Bevor Carena Schlewitt 2018 die Intendanz des Europäischen Zentrums der Künste in Dresden-Hellerau übernahm, arbeitete sie u.a. zehn Jahre in Basel. Dort leitete sie die "Kaserne", ein freies Kulturzentrum, das von der Schließung bedroht war. Carena Schlewitt und ihr Team konnten sie verhindern. Aber es zog sie zurück nach Deutschland, in die Region, mit der die 1961 nahe Leipzig geborene Theaterwissenschaftlerin sich verbunden fühlte. Das Hellerauer Haus versteht sie als ein künstlerisches Labor, als ein Zentrum zwischen West und Ost. Für den Januar ist ein großes Russlandfestival geplant.

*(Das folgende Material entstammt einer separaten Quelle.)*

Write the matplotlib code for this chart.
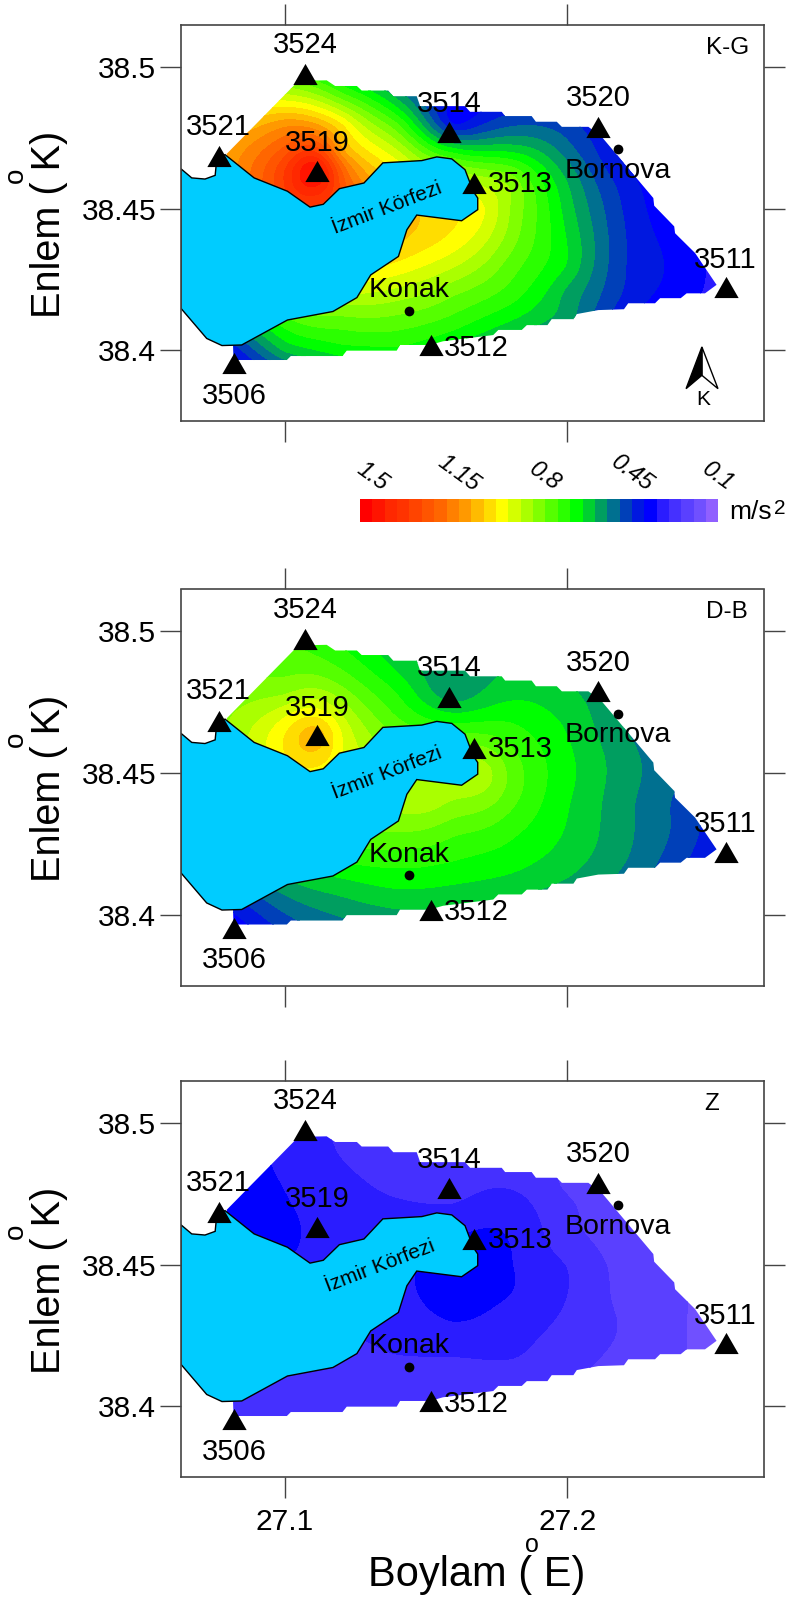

"Wir machen eine Putin-kritische Show. Natürlich gibt es auch im Verhältnis zu Russland sehr verschiedene Stimmen und Meinungen. Und uns geht es darum, genau die Kräfte auch künstlerisch starkzumachen, die eben für eine unabhängige Kunst in Russland stehen. Und das finde ich wichtig, dass es nach wie vor auch diese Orte gibt, wo das möglich wird, auszusprechen und künstlerisch zu zeigen."